Consistency, unanimity, and the Borda rule in social ranking

TL;DR

This paper introduces a new Borda-type social ranking solution that evaluates individual competence based on properties like consistency, unanimity, neutrality, and independence of perfunctory participation within social choice theory.

Contribution

It characterizes a novel Borda-based social ranking solution satisfying key properties and extends the framework of social ranking with a new, theoretically grounded method.

Findings

Characterized a Borda-type social ranking solution with key properties.

Proposed a new social ranking method based on Borda rule.
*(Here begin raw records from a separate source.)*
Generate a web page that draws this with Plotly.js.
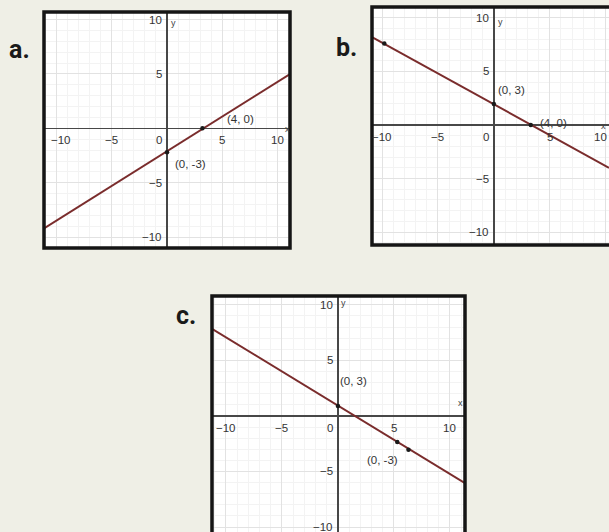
<!DOCTYPE html>
<html>
<head>
<meta charset="utf-8">
<script src="https://cdn.plot.ly/plotly-3.0.1.min.js"></script>
<style>
  html, body { margin: 0; padding: 0; background: #efefe6; }
  #chart { width: 609px; height: 532px; }
</style>
</head>
<body>
<div id="chart"></div>
<script>
// tick values shared by the three graphs
const xTicks = [-10, -5, 0, 5, 10]
const yTicks = [-10, -5, 5, 10]

// graph a
const lineAx = [-11.1, 11.1]
const lineAy = [-9.2, 5.0]
const dotsAx = [0, 3.2]
const dotsAy = [-2.2, 0]
const labelsA = ["(4, 0)", "(0, -3)"]
const labelsAx = [6.6, 2.1]
const labelsAy = [0.85, -3.25]

// graph b
const lineBx = [-10.9, 10.3]
const lineBy = [8.2, -4.0]
const dotsBx = [-9.8, 0, 3.3]
const dotsBy = [7.6, 1.95, 0]
const labelsB = ["(0, 3)", "(4, 0)"]
const labelsBx = [1.6, 5.3]
const labelsBy = [3.25, 0.2]

// graph c
const lineCx = [-11.25, 11.35]
const lineCy = [7.85, -6.05]
const dotsCx = [0, 5.3, 6.3]
const dotsCy = [0.9, -2.35, -3.05]
const labelsC = ["(0, 3)", "(0, -3)"]
const labelsCx = [1.35, 3.95]
const labelsCy = [3.15, -3.95]

const W = 609
const H = 532
const lineColor = "#7a2c2c"

// plot boxes in pixels: [left, right, top, bottom] and the data ranges inside them
const panels = [
  { box: [44, 290, 12, 248], xr: [-11.1, 11.1], yr: [-11.0, 10.7] },
  { box: [372, 616, 7, 245], xr: [-10.9, 10.3], yr: [-11.2, 11.0] },
  { box: [212, 465, 296, 537], xr: [-11.25, 11.35], yr: [-10.45, 10.8] },
]

const px = (x) => x / W
const py = (y) => 1 - y / H

function tickFont() {
  return { family: "Liberation Sans, Arial, sans-serif", size: 11.5, color: "#333333" }
}

function axis(range, domain, anchor) {
  return {
    range: range,
    domain: domain,
    anchor: anchor,
    tick0: 0,
    dtick: 5,
    showgrid: true,
    gridcolor: "#e2e2e2",
    gridwidth: 1,
    minor: { dtick: 1, showgrid: true, gridcolor: "#f3f3f3", gridwidth: 1 },
    zeroline: true,
    zerolinecolor: "#484848",
    zerolinewidth: 1.5,
    showticklabels: false,
    ticks: "",
    showline: false,
    fixedrange: true,
  }
}

const layout = {
  width: W,
  height: H,
  margin: { l: 0, r: 0, t: 0, b: 0 },
  paper_bgcolor: "#efefe6",
  plot_bgcolor: "#ffffff",
  showlegend: false,
  shapes: [],
  annotations: [],
}

panels.forEach((p, i) => {
  const n = i === 0 ? "" : String(i + 1)
  const [l, r, t, b] = p.box
  const xd = [px(l), Math.min(1, px(r))]
  const yd = [Math.max(0, py(b)), py(t)]
  layout["xaxis" + n] = axis(p.xr, xd, "y" + n)
  layout["yaxis" + n] = axis(p.yr, yd, "x" + n)

  // thick black frame
  layout.shapes.push({
    type: "rect", xref: "paper", yref: "paper",
    x0: px(l), x1: px(r), y0: py(b), y1: py(t),
    line: { color: "#151515", width: 3.5 }, layer: "above",
  })

  // tick labels sitting along the axes
  xTicks.forEach((v) => {
    let shift = 0
    if (v === 0) shift = -8
    if (v === -10 && i === 0) shift = 5
    if (v === 10 && i === 1) shift = -5 // keep it inside the picture
    layout.annotations.push({
      xref: "x" + n, yref: "y" + n, x: v, y: 0, text: String(v).replace("-", "−"),
      showarrow: false, yshift: -12, xshift: shift,
      font: tickFont(),
    })
  })
  yTicks.forEach((v) => {
    layout.annotations.push({
      xref: "x" + n, yref: "y" + n, x: 0, y: v, text: String(v).replace("-", "−"),
      showarrow: false, xanchor: "right", xshift: -3,
      font: tickFont(),
    })
  })
})

// axis name letters and panel letters (pixel positions)
const letterFont = { family: "Liberation Sans Narrow, Roboto, Arial, sans-serif", size: 25, color: "#1a1a1a", weight: "bold" }
const nameFont = { family: "Liberation Sans, Arial, sans-serif", size: 9, color: "#444" }
const paperText = [
  ["a.", 7, 33, letterFont, "left"], ["b.", 334, 31, letterFont, "left"], ["c.", 174, 315, letterFont, "left"],
  ["y", 173, 16, nameFont, "center"], ["x", 287, 122, nameFont, "center"],
  ["y", 500, 15, nameFont, "center"], ["x", 603, 119, nameFont, "center"],
  ["y", 343, 303, nameFont, "center"], ["x", 460, 410, nameFont, "center"],
]
paperText.forEach(([txt, x, y, f, anchor]) => {
  layout.annotations.push({
    xref: "paper", yref: "paper", x: px(x), y: py(y), text: txt,
    xanchor: anchor, showarrow: false, font: Object.assign({}, f),
  })
})

function pointLabels(texts, xs, ys, n) {
  texts.forEach((t, k) => {
    layout.annotations.push({
      xref: "x" + n, yref: "y" + n, x: xs[k], y: ys[k], text: t,
      showarrow: false, font: tickFont(),
    })
  })
}
pointLabels(labelsA, labelsAx, labelsAy, "")
pointLabels(labelsB, labelsBx, labelsBy, "2")
pointLabels(labelsC, labelsCx, labelsCy, "3")

function lineTrace(x, y, n) {
  return {
    x: x, y: y, xaxis: "x" + n, yaxis: "y" + n, type: "scatter", mode: "lines",
    line: { color: lineColor, width: 2 }, hoverinfo: "skip",
  }
}
function dotTrace(x, y, n) {
  return {
    x: x, y: y, xaxis: "x" + n, yaxis: "y" + n, type: "scatter", mode: "markers",
    marker: { color: "#1a1a1a", size: 4.5 }, hoverinfo: "skip",
  }
}

const data = [
  lineTrace(lineAx, lineAy, ""), dotTrace(dotsAx, dotsAy, ""),
  lineTrace(lineBx, lineBy, "2"), dotTrace(dotsBx, dotsBy, "2"),
  lineTrace(lineCx, lineCy, "3"), dotTrace(dotsCx, dotsCy, "3"),
]

Plotly.newPlot("chart", data, layout, { displayModeBar: false, staticPlot: true })
</script>
</body>
</html>
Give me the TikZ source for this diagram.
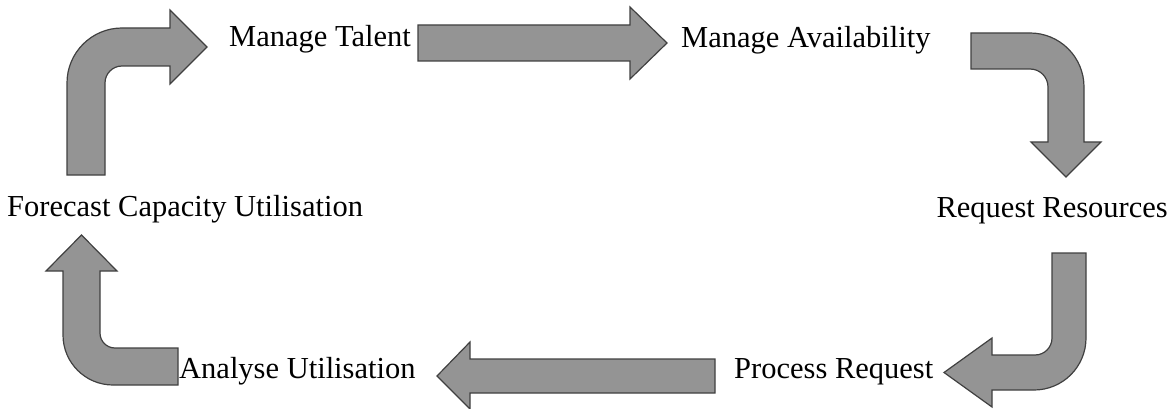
\documentclass[tikz,border=0pt]{standalone}
\usepackage{fontspec}
\setmainfont{Liberation Serif}
\begin{document}
\begin{tikzpicture}[x=1pt,y=-1pt,
  label/.style={inner sep=0pt, font=\fontsize{30.5}{36}\selectfont, text=black},
  blockarrow/.style={fill=black!42, draw=black!75, line width=1.2pt, line join=miter}]
\useasboundingbox (0,0) rectangle (1175,409);

% stage labels
\node[label, anchor=base west] (talent)   at (229,47)  {Manage Talent};
\node[label, anchor=base west] (avail)    at (681,48)  {Manage Availability};
\node[label, anchor=base east] (request)  at (1168,217) {Request Resources};
\node[label, anchor=base west] (process)  at (734,378) {Process Request};
\node[label, anchor=base west] (analyse)  at (179,378) {Analyse Utilisation};
\node[label, anchor=base west] (forecast) at (7,216)   {Forecast Capacity Utilisation};

% forecast -> talent: up, then right (arc radii in pt, angles on the page)
\draw[blockarrow] (67,175) -- (67,83) arc[start angle=180, end angle=90, radius=55pt]
  -- (170,28) -- (170,10) -- (207,47) -- (170,84) -- (170,66) -- (122,66)
  arc[start angle=90, end angle=180, radius=17pt] -- (105,175) -- cycle;

% talent -> availability
\draw[blockarrow] (418,25) -- (630,25) -- (630,7) -- (667,43) -- (630,79) -- (630,61)
  -- (418,61) -- cycle;

% availability -> request: right, then down
\draw[blockarrow] (971,33) -- (1030,33) arc[start angle=90, end angle=0, radius=54pt]
  -- (1084,142) -- (1101,142) -- (1066,177) -- (1031,142) -- (1048,142) -- (1048,87)
  arc[start angle=0, end angle=90, radius=18pt] -- (971,69) -- cycle;

% request -> process: down, then left
\draw[blockarrow] (1052,253) -- (1086,253) -- (1086,338)
  arc[start angle=0, end angle=-90, radius=52pt]
  -- (992,390) -- (992,407) -- (944,372.5) -- (992,338) -- (992,355) -- (1035,355)
  arc[start angle=-90, end angle=0, radius=17pt] -- cycle;

% process -> analyse
\draw[blockarrow] (715,359) -- (470,359) -- (470,342) -- (437,376) -- (470,409) -- (470,393)
  -- (715,393) -- cycle;

% analyse -> forecast: left, then up
\draw[blockarrow] (178,348) -- (178,385) -- (113,385)
  arc[start angle=270, end angle=180, radius=50pt]
  -- (63,271) -- (46,271) -- (81.5,235) -- (117,271) -- (100,271) -- (100,333)
  arc[start angle=180, end angle=270, radius=15pt] -- cycle;
\end{tikzpicture}
\end{document}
Ensured the solution's neutrality and independence of perfunctory participation.

Abstract

The social ranking is a recently proposed framework for evaluating the power of individuals according to the performance ranking of their coalitions. Although its origin can be traced to the classical power indices in simple games, social ranking approaches carry out this evaluation within the ordinal framework of social choice theory. This article introduces the Borda rule into social ranking. Specifically, we focus on two essential properties of the Borda rule--consistency and closeness to unanimity--and investigate the social ranking solutions (SRSs) satisfying these properties. Among several possible definitions of the Borda rule as an SRS, we characterize one of such solutions by (a weak version of) consistency, closeness to unanimity (under the linear and symmetric domain), neutrality (i.e., names of the individuals do not matter), and independence of perfunctory participation (i.e., adding a perfunctory coalition into the worst class of the coalitional ranking does not affect the social ranking). We therefore propose a new Borda-type SRS for evaluating the competence of individuals in coalitional contexts.